(AVAILABLE DATA):
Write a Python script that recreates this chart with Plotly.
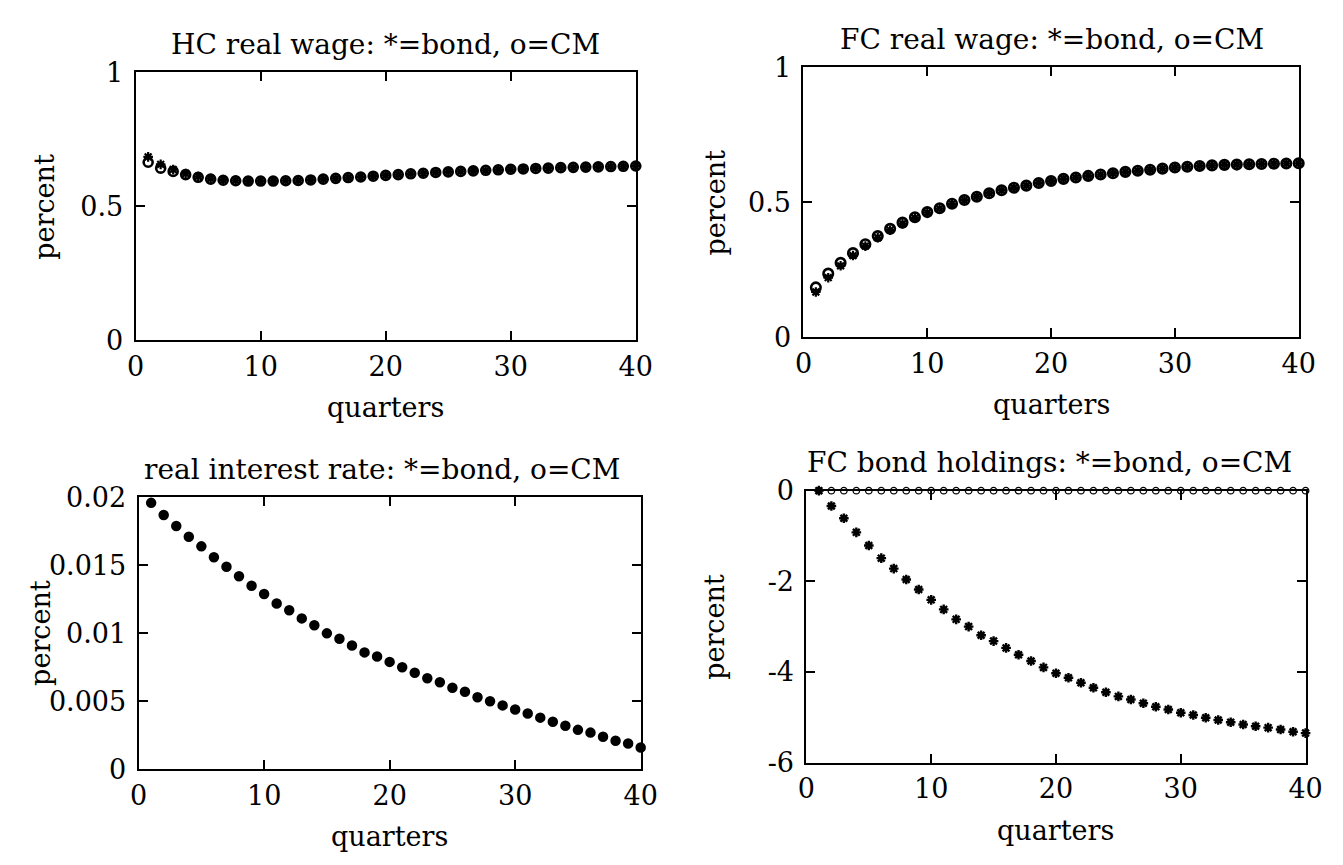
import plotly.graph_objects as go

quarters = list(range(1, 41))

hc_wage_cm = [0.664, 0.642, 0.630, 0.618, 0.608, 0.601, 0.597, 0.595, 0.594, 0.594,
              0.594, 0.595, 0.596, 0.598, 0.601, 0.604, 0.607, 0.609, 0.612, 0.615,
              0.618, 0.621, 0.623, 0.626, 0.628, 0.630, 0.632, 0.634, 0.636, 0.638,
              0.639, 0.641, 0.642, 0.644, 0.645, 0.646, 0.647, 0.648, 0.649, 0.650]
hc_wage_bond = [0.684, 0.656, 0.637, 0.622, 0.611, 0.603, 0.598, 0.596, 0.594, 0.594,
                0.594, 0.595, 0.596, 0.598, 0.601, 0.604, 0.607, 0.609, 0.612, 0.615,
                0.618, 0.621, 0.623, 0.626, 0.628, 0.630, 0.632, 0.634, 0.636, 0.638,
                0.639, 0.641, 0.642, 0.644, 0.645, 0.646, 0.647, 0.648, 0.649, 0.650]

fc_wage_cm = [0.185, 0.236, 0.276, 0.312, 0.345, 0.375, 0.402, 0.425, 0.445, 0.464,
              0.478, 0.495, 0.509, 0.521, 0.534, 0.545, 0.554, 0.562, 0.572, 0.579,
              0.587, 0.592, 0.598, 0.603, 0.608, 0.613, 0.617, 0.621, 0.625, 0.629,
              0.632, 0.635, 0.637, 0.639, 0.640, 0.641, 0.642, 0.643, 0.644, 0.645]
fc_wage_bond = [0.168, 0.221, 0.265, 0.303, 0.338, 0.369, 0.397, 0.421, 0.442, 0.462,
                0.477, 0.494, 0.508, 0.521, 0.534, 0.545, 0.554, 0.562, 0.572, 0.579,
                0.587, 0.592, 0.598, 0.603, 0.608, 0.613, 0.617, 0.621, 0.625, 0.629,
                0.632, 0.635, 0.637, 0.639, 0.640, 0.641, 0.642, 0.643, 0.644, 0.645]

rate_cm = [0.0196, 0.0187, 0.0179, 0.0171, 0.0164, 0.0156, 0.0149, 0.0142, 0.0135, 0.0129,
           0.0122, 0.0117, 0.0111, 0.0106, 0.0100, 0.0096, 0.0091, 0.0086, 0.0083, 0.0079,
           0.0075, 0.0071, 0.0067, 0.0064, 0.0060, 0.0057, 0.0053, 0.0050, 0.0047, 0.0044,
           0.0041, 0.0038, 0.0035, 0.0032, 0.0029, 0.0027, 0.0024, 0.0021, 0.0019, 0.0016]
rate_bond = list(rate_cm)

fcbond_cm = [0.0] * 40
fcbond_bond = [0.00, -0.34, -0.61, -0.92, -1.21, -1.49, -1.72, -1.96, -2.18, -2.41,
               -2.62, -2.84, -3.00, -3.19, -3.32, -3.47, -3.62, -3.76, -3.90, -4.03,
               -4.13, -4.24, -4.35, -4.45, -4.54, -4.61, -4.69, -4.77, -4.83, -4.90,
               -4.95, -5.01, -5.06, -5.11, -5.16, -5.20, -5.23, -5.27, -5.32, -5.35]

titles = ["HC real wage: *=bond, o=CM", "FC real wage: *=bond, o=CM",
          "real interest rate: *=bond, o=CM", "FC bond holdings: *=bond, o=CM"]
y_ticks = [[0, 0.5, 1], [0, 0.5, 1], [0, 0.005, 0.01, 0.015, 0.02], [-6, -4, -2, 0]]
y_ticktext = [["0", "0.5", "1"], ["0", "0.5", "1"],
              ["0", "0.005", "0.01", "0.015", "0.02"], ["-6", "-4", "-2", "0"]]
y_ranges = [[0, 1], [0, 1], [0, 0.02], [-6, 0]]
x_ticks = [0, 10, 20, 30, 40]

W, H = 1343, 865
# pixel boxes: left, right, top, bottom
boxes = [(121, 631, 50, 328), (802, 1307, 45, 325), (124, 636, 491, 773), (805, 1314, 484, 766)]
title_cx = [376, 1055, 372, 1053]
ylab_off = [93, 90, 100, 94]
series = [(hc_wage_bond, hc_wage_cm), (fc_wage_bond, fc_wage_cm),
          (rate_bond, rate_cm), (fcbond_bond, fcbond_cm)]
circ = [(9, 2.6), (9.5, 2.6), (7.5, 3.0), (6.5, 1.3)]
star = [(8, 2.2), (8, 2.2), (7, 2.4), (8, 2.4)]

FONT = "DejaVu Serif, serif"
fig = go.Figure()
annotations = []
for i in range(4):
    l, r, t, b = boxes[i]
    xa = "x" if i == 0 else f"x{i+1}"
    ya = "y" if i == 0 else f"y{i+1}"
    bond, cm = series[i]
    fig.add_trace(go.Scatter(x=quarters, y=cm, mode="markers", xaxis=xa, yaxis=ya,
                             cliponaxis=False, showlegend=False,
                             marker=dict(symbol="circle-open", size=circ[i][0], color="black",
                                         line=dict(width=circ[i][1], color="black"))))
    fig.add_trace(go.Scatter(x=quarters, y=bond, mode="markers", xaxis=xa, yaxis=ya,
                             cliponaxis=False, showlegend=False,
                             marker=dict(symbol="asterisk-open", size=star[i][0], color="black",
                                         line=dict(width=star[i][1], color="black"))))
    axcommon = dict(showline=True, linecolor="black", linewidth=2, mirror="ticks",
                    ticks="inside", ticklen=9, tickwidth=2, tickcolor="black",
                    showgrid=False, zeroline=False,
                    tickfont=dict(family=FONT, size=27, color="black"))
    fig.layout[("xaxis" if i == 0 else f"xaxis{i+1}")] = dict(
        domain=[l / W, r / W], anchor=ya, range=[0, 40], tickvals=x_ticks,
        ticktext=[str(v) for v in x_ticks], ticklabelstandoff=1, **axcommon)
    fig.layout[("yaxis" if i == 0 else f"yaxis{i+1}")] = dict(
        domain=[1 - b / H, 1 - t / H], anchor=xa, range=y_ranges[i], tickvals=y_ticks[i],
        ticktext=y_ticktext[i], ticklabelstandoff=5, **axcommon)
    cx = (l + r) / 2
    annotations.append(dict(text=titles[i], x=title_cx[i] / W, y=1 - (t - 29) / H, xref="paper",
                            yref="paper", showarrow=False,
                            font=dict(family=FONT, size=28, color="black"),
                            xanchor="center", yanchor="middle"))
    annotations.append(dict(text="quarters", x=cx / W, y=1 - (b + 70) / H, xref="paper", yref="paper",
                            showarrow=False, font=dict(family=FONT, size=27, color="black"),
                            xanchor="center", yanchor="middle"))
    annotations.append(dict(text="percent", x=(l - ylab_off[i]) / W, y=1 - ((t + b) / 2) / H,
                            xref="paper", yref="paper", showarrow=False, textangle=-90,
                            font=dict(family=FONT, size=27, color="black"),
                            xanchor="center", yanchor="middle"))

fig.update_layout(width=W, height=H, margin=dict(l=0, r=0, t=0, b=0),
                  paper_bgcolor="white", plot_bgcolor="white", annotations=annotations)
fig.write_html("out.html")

(THE EXERCISE): Without the pictures, print the whole listing exactly as given.

(RESULT OF THE TASK):
Write a Python script that recreates this chart with Plotly.
import plotly.graph_objects as go

quarters = list(range(1, 41))

hc_wage_cm = [0.664, 0.642, 0.630, 0.618, 0.608, 0.601, 0.597, 0.595, 0.594, 0.594,
              0.594, 0.595, 0.596, 0.598, 0.601, 0.604, 0.607, 0.609, 0.612, 0.615,
              0.618, 0.621, 0.623, 0.626, 0.628, 0.630, 0.632, 0.634, 0.636, 0.638,
              0.639, 0.641, 0.642, 0.644, 0.645, 0.646, 0.647, 0.648, 0.649, 0.650]
hc_wage_bond = [0.684, 0.656, 0.637, 0.622, 0.611, 0.603, 0.598, 0.596, 0.594, 0.594,
                0.594, 0.595, 0.596, 0.598, 0.601, 0.604, 0.607, 0.609, 0.612, 0.615,
                0.618, 0.621, 0.623, 0.626, 0.628, 0.630, 0.632, 0.634, 0.636, 0.638,
                0.639, 0.641, 0.642, 0.644, 0.645, 0.646, 0.647, 0.648, 0.649, 0.650]

fc_wage_cm = [0.185, 0.236, 0.276, 0.312, 0.345, 0.375, 0.402, 0.425, 0.445, 0.464,
              0.478, 0.495, 0.509, 0.521, 0.534, 0.545, 0.554, 0.562, 0.572, 0.579,
              0.587, 0.592, 0.598, 0.603, 0.608, 0.613, 0.617, 0.621, 0.625, 0.629,
              0.632, 0.635, 0.637, 0.639, 0.640, 0.641, 0.642, 0.643, 0.644, 0.645]
fc_wage_bond = [0.168, 0.221, 0.265, 0.303, 0.338, 0.369, 0.397, 0.421, 0.442, 0.462,
                0.477, 0.494, 0.508, 0.521, 0.534, 0.545, 0.554, 0.562, 0.572, 0.579,
                0.587, 0.592, 0.598, 0.603, 0.608, 0.613, 0.617, 0.621, 0.625, 0.629,
                0.632, 0.635, 0.637, 0.639, 0.640, 0.641, 0.642, 0.643, 0.644, 0.645]

rate_cm = [0.0196, 0.0187, 0.0179, 0.0171, 0.0164, 0.0156, 0.0149, 0.0142, 0.0135, 0.0129,
           0.0122, 0.0117, 0.0111, 0.0106, 0.0100, 0.0096, 0.0091, 0.0086, 0.0083, 0.0079,
           0.0075, 0.0071, 0.0067, 0.0064, 0.0060, 0.0057, 0.0053, 0.0050, 0.0047, 0.0044,
           0.0041, 0.0038, 0.0035, 0.0032, 0.0029, 0.0027, 0.0024, 0.0021, 0.0019, 0.0016]
rate_bond = list(rate_cm)

fcbond_cm = [0.0] * 40
fcbond_bond = [0.00, -0.34, -0.61, -0.92, -1.21, -1.49, -1.72, -1.96, -2.18, -2.41,
               -2.62, -2.84, -3.00, -3.19, -3.32, -3.47, -3.62, -3.76, -3.90, -4.03,
               -4.13, -4.24, -4.35, -4.45, -4.54, -4.61, -4.69, -4.77, -4.83, -4.90,
               -4.95, -5.01, -5.06, -5.11, -5.16, -5.20, -5.23, -5.27, -5.32, -5.35]

titles = ["HC real wage: *=bond, o=CM", "FC real wage: *=bond, o=CM",
          "real interest rate: *=bond, o=CM", "FC bond holdings: *=bond, o=CM"]
y_ticks = [[0, 0.5, 1], [0, 0.5, 1], [0, 0.005, 0.01, 0.015, 0.02], [-6, -4, -2, 0]]
y_ticktext = [["0", "0.5", "1"], ["0", "0.5", "1"],
              ["0", "0.005", "0.01", "0.015", "0.02"], ["-6", "-4", "-2", "0"]]
y_ranges = [[0, 1], [0, 1], [0, 0.02], [-6, 0]]
x_ticks = [0, 10, 20, 30, 40]

W, H = 1343, 865
# pixel boxes: left, right, top, bottom
boxes = [(121, 631, 50, 328), (802, 1307, 45, 325), (124, 636, 491, 773), (805, 1314, 484, 766)]
title_cx = [376, 1055, 372, 1053]
ylab_off = [93, 90, 100, 94]
series = [(hc_wage_bond, hc_wage_cm), (fc_wage_bond, fc_wage_cm),
          (rate_bond, rate_cm), (fcbond_bond, fcbond_cm)]
circ = [(9, 2.6), (9.5, 2.6), (7.5, 3.0), (6.5, 1.3)]
star = [(8, 2.2), (8, 2.2), (7, 2.4), (8, 2.4)]

FONT = "DejaVu Serif, serif"
fig = go.Figure()
annotations = []
for i in range(4):
    l, r, t, b = boxes[i]
    xa = "x" if i == 0 else f"x{i+1}"
    ya = "y" if i == 0 else f"y{i+1}"
    bond, cm = series[i]
    fig.add_trace(go.Scatter(x=quarters, y=cm, mode="markers", xaxis=xa, yaxis=ya,
                             cliponaxis=False, showlegend=False,
                             marker=dict(symbol="circle-open", size=circ[i][0], color="black",
                                         line=dict(width=circ[i][1], color="black"))))
    fig.add_trace(go.Scatter(x=quarters, y=bond, mode="markers", xaxis=xa, yaxis=ya,
                             cliponaxis=False, showlegend=False,
                             marker=dict(symbol="asterisk-open", size=star[i][0], color="black",
                                         line=dict(width=star[i][1], color="black"))))
    axcommon = dict(showline=True, linecolor="black", linewidth=2, mirror="ticks",
                    ticks="inside", ticklen=9, tickwidth=2, tickcolor="black",
                    showgrid=False, zeroline=False,
                    tickfont=dict(family=FONT, size=27, color="black"))
    fig.layout[("xaxis" if i == 0 else f"xaxis{i+1}")] = dict(
        domain=[l / W, r / W], anchor=ya, range=[0, 40], tickvals=x_ticks,
        ticktext=[str(v) for v in x_ticks], ticklabelstandoff=1, **axcommon)
    fig.layout[("yaxis" if i == 0 else f"yaxis{i+1}")] = dict(
        domain=[1 - b / H, 1 - t / H], anchor=xa, range=y_ranges[i], tickvals=y_ticks[i],
        ticktext=y_ticktext[i], ticklabelstandoff=5, **axcommon)
    cx = (l + r) / 2
    annotations.append(dict(text=titles[i], x=title_cx[i] / W, y=1 - (t - 29) / H, xref="paper",
                            yref="paper", showarrow=False,
                            font=dict(family=FONT, size=28, color="black"),
                            xanchor="center", yanchor="middle"))
    annotations.append(dict(text="quarters", x=cx / W, y=1 - (b + 70) / H, xref="paper", yref="paper",
                            showarrow=False, font=dict(family=FONT, size=27, color="black"),
                            xanchor="center", yanchor="middle"))
    annotations.append(dict(text="percent", x=(l - ylab_off[i]) / W, y=1 - ((t + b) / 2) / H,
                            xref="paper", yref="paper", showarrow=False, textangle=-90,
                            font=dict(family=FONT, size=27, color="black"),
                            xanchor="center", yanchor="middle"))

fig.update_layout(width=W, height=H, margin=dict(l=0, r=0, t=0, b=0),
                  paper_bgcolor="white", plot_bgcolor="white", annotations=annotations)
fig.write_html("out.html")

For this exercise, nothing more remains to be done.